After slipping out of the Premiership for the first time in six seasons last term, Cowie is determined to help return the club to the top flight.
"The goal is to get promoted. It's not going to be easy but I feel we've a squad who achieve that," says Cowie, who has scored twice in 20 appearances since signing from Hearts in the summer.
"Over the piece we're fairly happy, but it's going to be about who can be the most consistent from now until the end of the season and keep the momentum going."
'It's a great collective group'
While Cowie is the squad's veteran, there are no shortage of other leaders in the dressing room.
Attacker Michael Gardyne was at County during Cowie's first spell, while midfielder Ross Draper's role is "policing the dressing room".
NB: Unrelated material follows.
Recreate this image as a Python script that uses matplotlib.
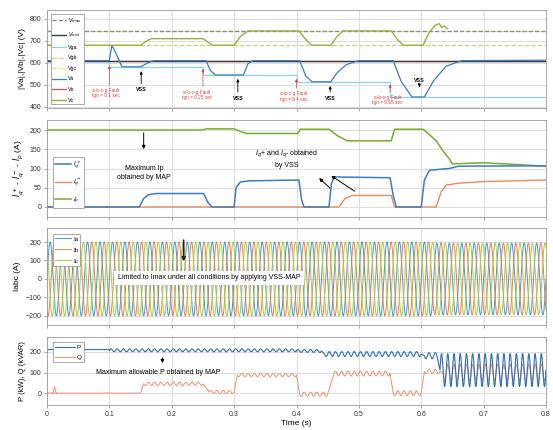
import numpy as np
import matplotlib
matplotlib.use("Agg")
import matplotlib.pyplot as plt

plt.rcParams['font.family'] = ['Liberation Sans', 'DejaVu Sans']

# ---------------- data ----------------
x_ticks = [0, 0.1, 0.2, 0.3, 0.4, 0.5, 0.6, 0.7, 0.8]
x_tick_labels = ['0', '0.1', '0.2', '0.3', '0.4', '0.5', '0.6', '0.7', '0.8']

# panel 1 : voltages
vmax_level = 745
vmin_level = 610
vga_t = [0, 0.1, 0.25, 0.4, 0.55, 0.8]
vga_v = [610, 582, 545, 514, 445, 445]
vgb_level = 680
vgc_level = 745
vb_level = 610
va_t = [0, 0.1, 0.104, 0.112, 0.12, 0.15, 0.16, 0.17, 0.255, 0.262, 0.27, 0.315,
        0.322, 0.33, 0.405, 0.415, 0.425, 0.455, 0.465, 0.48, 0.50, 0.555, 0.568,
        0.585, 0.605, 0.62, 0.64, 0.665, 0.8]
va_v = [610, 610, 680, 635, 582, 582, 597, 610, 610, 565, 545, 545,
        595, 610, 610, 540, 514, 514, 555, 592, 610, 610, 515,
        445, 445, 520, 585, 610, 612]
vc_t = [0, 0.15, 0.16, 0.168, 0.25, 0.258, 0.265, 0.30, 0.31, 0.322, 0.404, 0.415,
        0.425, 0.455, 0.465, 0.475, 0.552, 0.562, 0.571, 0.603, 0.612, 0.622, 0.629,
        0.633, 0.637, 0.642]
vc_v = [680, 680, 700, 710, 710, 695, 680, 680, 720, 745, 745, 705,
        680, 680, 720, 745, 745, 705, 680, 680, 735, 770, 778,
        760, 768, 755]
fault_times = [0.1, 0.25, 0.4, 0.55]
fault_labels = ['a-b-c-g Fault\ntgn = 0.1 sec', 'a-b-c-g Fault\ntgn = 0.25 sec',
                'a-b-c-g Fault\ntgn = 0.4 sec', 'a-b-c-g Fault\ntgn = 0.55 sec']
fault_text_t = [0.094, 0.240, 0.395, 0.546]
fault_text_v = [462, 455, 448, 432]
fault_arrow_v = [600, 585, 540, 515]
vss_t = [0.151, 0.306, 0.454]
vss_text_v = [478, 440, 440]
vss_arrow_v = [575, 540, 508]

# panel 2 : Iq+, Iq-, Ip
iqp_t = [0, 0.148, 0.155, 0.163, 0.175, 0.251, 0.258, 0.264, 0.300, 0.303, 0.31,
         0.325, 0.404, 0.408, 0.412, 0.452, 0.456, 0.46, 0.55, 0.555, 0.56, 0.60,
         0.605, 0.613, 0.63, 0.645, 0.66, 0.8]
iqp_v = [0, 0, 22, 32, 35, 35, 12, 0, 0, 50, 65,
         68, 70, 20, 0, 0, 60, 78, 76, 30, 0, 0,
         70, 95, 98, 100, 106, 107]
iqn_t = [0, 0.468, 0.478, 0.49, 0.552, 0.557, 0.624, 0.632, 0.64, 0.66, 0.7, 0.8]
iqn_v = [0, 0, 22, 30, 30, 0, 0, 40, 57, 62, 66, 70]
ip_t = [0, 0.25, 0.255, 0.30, 0.31, 0.32, 0.402, 0.406, 0.452, 0.465, 0.481, 0.552,
        0.557, 0.603, 0.615, 0.625, 0.635, 0.645, 0.65, 0.7, 0.8]
ip_v = [200, 200, 203, 203, 196, 191, 191, 202, 202, 186, 172, 172,
        202, 202, 185, 170, 145, 125, 112, 115, 106]

# panel 3 : phase currents (50 Hz, limited amplitude)
grid_freq = 50.0
iabc_seg_t0 = [0.0, 0.62]
iabc_seg_t1 = [0.62, 0.8]
iabc_amp = [200, 195]
iabc_phase_deg = [0, -120, 120]

# panel 4 : P and Q with ripple (segments)
ripple_freq = 100.0
p_seg_t0 = [0.0, 0.1, 0.40, 0.445, 0.605, 0.63]
p_seg_t1 = [0.1, 0.40, 0.44, 0.60, 0.625, 0.8]
p_center = [212, 208, 205, 190, 182, 112]
p_ripple = [0, 7, 7, 12, 15, 80]
q_seg_t0 = [0.0, 0.155, 0.26, 0.305, 0.405, 0.46, 0.555, 0.605, 0.635]
q_seg_t1 = [0.15, 0.25, 0.30, 0.40, 0.45, 0.55, 0.60, 0.63, 0.8]
q_center = [0, 45, 5, 88, -5, 95, 0, 105, 100]
q_ripple = [0, 8, 8, 8, 10, 12, 12, 10, 40]
q_spike_t = [0.009, 0.012, 0.015]
q_spike_v = [0, 30, 0]

# ---------------- colours ----------------
C_BLUE = '#3b7dc0'
C_LBLUE = '#8fd0ef'
C_RED = '#d9534f'
C_OLIVE = '#9fae3a'
C_LOLIVE = '#c8d47c'
C_LYEL = '#e8e08a'
C_GREEN = '#77ac30'
C_ORANGE = '#ec8a5c'
C_IA = '#3c9ad6'
C_IB = '#ec7f47'
C_IC = '#abcc3e'
C_P = '#2f6fb0'
C_Q = '#f0906e'


def ripple_series(t0s, t1s, centers, ripples, freq, pts_per_s=6000):
    ts, vs = [], []
    for a, b, c, r in zip(t0s, t1s, centers, ripples):
        n = max(int((b - a) * pts_per_s), 2)
        t = np.linspace(a, b, n)
        ts.append(t)
        vs.append(c + r * np.sin(2 * np.pi * freq * t))
    return np.concatenate(ts), np.concatenate(vs)


fig = plt.figure(figsize=(5.53, 4.30), dpi=100)
L = 47 / 553
W = 499 / 553
ax1 = fig.add_axes([L, 1 - 108 / 430, W, 98 / 430])
ax2 = fig.add_axes([L, 1 - 217 / 430, W, 97 / 430])
ax3 = fig.add_axes([L, 1 - 325 / 430, W, 97 / 430])
ax4 = fig.add_axes([L, 1 - 405 / 430, W, 68 / 430])

for ax in (ax1, ax2, ax3, ax4):
    ax.set_xlim(0, 0.8)
    ax.set_xticks(x_ticks)
    ax.grid(True, color='#d8d8d8', lw=0.6)
    ax.set_axisbelow(True)
    for s in ax.spines.values():
        s.set_color('#9a9a9a')
        s.set_linewidth(0.6)
    ax.tick_params(labelsize=5, length=2, width=0.5, color='#888888',
                   labelcolor='#333333', pad=2)
for ax in (ax1, ax2, ax3):
    ax.set_xticklabels([])
ax4.set_xticklabels(x_tick_labels)

# ---- panel 1 ----
ax1.plot([0, 0.8], [vgc_level, vgc_level], color=C_LYEL, lw=0.8, ls='--')
l_vmax, = ax1.plot([0, 0.8], [vmax_level, vmax_level], color='#8a8a8a', lw=1.0,
                   ls=(0, (3, 1.5)))
l_vgb, = ax1.plot([0, 0.8], [vgb_level, vgb_level], color=C_LOLIVE, lw=0.9, ls='--')
l_vga, = ax1.plot(vga_t, vga_v, color=C_LBLUE, lw=0.9, drawstyle='steps-post')
l_vb, = ax1.plot([0, 0.8], [vb_level, vb_level], color=C_RED, lw=0.9)
l_vmin, = ax1.plot([0, 0.8], [vmin_level, vmin_level], color='#3a3a3a', lw=1.0)
l_va, = ax1.plot(va_t, va_v, color=C_BLUE, lw=0.9)
l_vc, = ax1.plot(vc_t, vc_v, color=C_OLIVE, lw=1.0)
l_vgc = plt.Line2D([], [], color=C_LYEL, lw=0.9, ls='--')
ax1.set_ylim(395, 840)
ax1.set_yticks([400, 500, 600, 700, 800])
ax1.set_ylabel('|Va|,|Vb|,|Vc| (V)', fontsize=6, labelpad=3)
leg1 = ax1.legend([l_vmax, l_vmin, l_vga, l_vgb, l_vgc, l_va, l_vb, l_vc],
                  [r'$V_{max}$', r'$V_{min}$', 'Vga', 'Vgb', 'Vgc', 'Va', 'Vb', 'Vc'],
                  loc='upper left', bbox_to_anchor=(0.002, 0.985), fontsize=3.8,
                  labelspacing=1.05, handlelength=2.6, borderpad=0.35,
                  handletextpad=0.4, fancybox=False, edgecolor='#8a8a8a', framealpha=1)
leg1.get_frame().set_linewidth(0.5)

for ft, lab, tt, tv, av in zip(fault_times, fault_labels, fault_text_t, fault_text_v,
                               fault_arrow_v):
    ax1.text(tt, tv, lab, color='#e0403a', fontsize=3.4, ha='center', va='center',
             linespacing=1.1)
    ax1.annotate('', xy=(ft, av), xytext=(ft, tv + 25),
                 arrowprops=dict(arrowstyle='-|>', color='#e0403a', lw=0.5,
                                 mutation_scale=4))
for vt, tv, av in zip(vss_t, vss_text_v, vss_arrow_v):
    ax1.text(vt, tv, 'VSS', fontsize=3.8, ha='center', va='center', fontweight='bold')
    ax1.annotate('', xy=(vt, av), xytext=(vt, tv + 15),
                 arrowprops=dict(arrowstyle='-|>', color='k', lw=0.6,
                                 mutation_scale=4))
ax1.text(0.597, 522, 'VSS', fontsize=3.8, ha='center', va='center', fontweight='bold')
ax1.annotate('', xy=(0.597, 478), xytext=(0.597, 508),
             arrowprops=dict(arrowstyle='-|>', color='k', lw=0.6, mutation_scale=4))

# ---- panel 2 ----
l_ip, = ax2.plot(ip_t, ip_v, color=C_GREEN, lw=1.1)
l_iqn, = ax2.plot(iqn_t, iqn_v, color=C_ORANGE, lw=1.0)
l_iqp, = ax2.plot(iqp_t, iqp_v, color=C_BLUE, lw=1.1)
ax2.set_ylim(-26, 226)
ax2.set_yticks([0, 50, 100, 150, 200])
ax2.set_ylabel(r'$I_q^+$ - $I_q^-$ - $I_p$ (A)', fontsize=6, labelpad=3)
leg2 = ax2.legend([l_iqp, l_iqn, l_ip], [r'$I_q^+$', r'$I_q^-$', r'$I_p$'],
                  loc='lower left', bbox_to_anchor=(0.005, 0.06), fontsize=4.5,
                  labelspacing=1.1, handlelength=2.6, borderpad=0.4,
                  handletextpad=0.3, fancybox=False, edgecolor='#8a8a8a', framealpha=1)
leg2.get_frame().set_linewidth(0.5)
ax2.text(0.156, 88, 'Maximum Ip\nobtained by MAP', fontsize=5, ha='center',
         va='center', linespacing=1.3)
ax2.annotate('', xy=(0.155, 143), xytext=(0.155, 200),
             arrowprops=dict(arrowstyle='-|>', color='k', lw=0.7, mutation_scale=5))
ax2.text(0.384, 125, r'$I_q$+ and $I_q$- obtained' + '\nby VSS', fontsize=5,
         ha='center', va='center', linespacing=1.4)
ax2.annotate('', xy=(0.433, 80), xytext=(0.457, 44),
             arrowprops=dict(arrowstyle='-|>', color='k', lw=0.7, mutation_scale=5))
ax2.annotate('', xy=(0.452, 85), xytext=(0.497, 37),
             arrowprops=dict(arrowstyle='-|>', color='k', lw=0.7, mutation_scale=5))

# ---- panel 3 ----
tt = np.linspace(0, 0.8, 16001)
amp = np.zeros_like(tt)
for a, b, A in zip(iabc_seg_t0, iabc_seg_t1, iabc_amp):
    amp[(tt >= a) & (tt <= b)] = A
cols3 = [C_IA, C_IB, C_IC]
labs3 = ['Ia', 'Ib', 'Ic']
h3 = []
for ph, c, lab in zip(iabc_phase_deg, cols3, labs3):
    y = amp * np.sin(2 * np.pi * grid_freq * tt + np.deg2rad(ph))
    h, = ax3.plot(tt, y, color=c, lw=0.7, label=lab)
    h3.append(h)
ax3.set_ylim(-250, 276)
ax3.set_yticks([-200, -100, 0, 100, 200])
ax3.set_ylabel('Iabc (A)', fontsize=6, labelpad=3)
leg3 = ax3.legend(h3, labs3, loc='upper left', bbox_to_anchor=(0.005, 0.97),
                  fontsize=4.5, labelspacing=0.9, handlelength=2.6, borderpad=0.35,
                  handletextpad=0.3, fancybox=False, edgecolor='#8a8a8a', framealpha=1)
leg3.get_frame().set_linewidth(0.5)
ax3.text(0.26, 5, 'Limited to Imax under all conditions by applying VSS-MAP',
         fontsize=5, ha='center', va='center',
         bbox=dict(boxstyle='square,pad=0.5', fc='white', ec='none'))
ax3.annotate('', xy=(0.219, 80), xytext=(0.219, 225),
             arrowprops=dict(arrowstyle='-|>', color='#222222', lw=1.2,
                             mutation_scale=5))

# ---- panel 4 ----
qt, qv = ripple_series(q_seg_t0, q_seg_t1, q_center, q_ripple, ripple_freq)
pt, pv = ripple_series(p_seg_t0, p_seg_t1, p_center, p_ripple, ripple_freq)
l_q, = ax4.plot(qt, qv, color=C_Q, lw=0.7)
ax4.plot(q_spike_t, q_spike_v, color=C_Q, lw=0.7)
l_p, = ax4.plot(pt, pv, color=C_P, lw=0.8)
ax4.set_ylim(-58, 273)
ax4.set_yticks([0, 100, 200])
ax4.set_ylabel('P (kW), Q (kVAR)', fontsize=5.5, labelpad=3)
leg4 = ax4.legend([l_p, l_q], ['P', 'Q'], loc='upper left',
                  bbox_to_anchor=(0.005, 0.97), fontsize=4.5, labelspacing=0.8,
                  handlelength=3.2, borderpad=0.35, handletextpad=0.3,
                  fancybox=False, edgecolor='#8a8a8a', framealpha=1)
leg4.get_frame().set_linewidth(0.5)
ax4.text(0.178, 98, 'Maximum allowable P obtained by MAP', fontsize=5,
         ha='center', va='center')
ax4.annotate('', xy=(0.185, 132), xytext=(0.185, 185),
             arrowprops=dict(arrowstyle='-|>', color='k', lw=0.7, mutation_scale=5))
ax4.set_xlabel('Time (s)', fontsize=6, labelpad=2)

fig.savefig('out.png', dpi=100)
Above them, there are co-managers Steven Ferguson and Stuart Kettlewell, who took charge last April following the departure of Owen Coyle.
"You can tell there is a real friendship and a real bond," Cowie said of the duo's unusual roles.
"I played with Steven, he was always a bubbly character, and Stuart is very meticulous when it comes to looking into the opposition, he's a great speaker in front of the boys.
"It's a great collective group and it helps when we're winning games, but when we lose we don't get too down and get each other through it."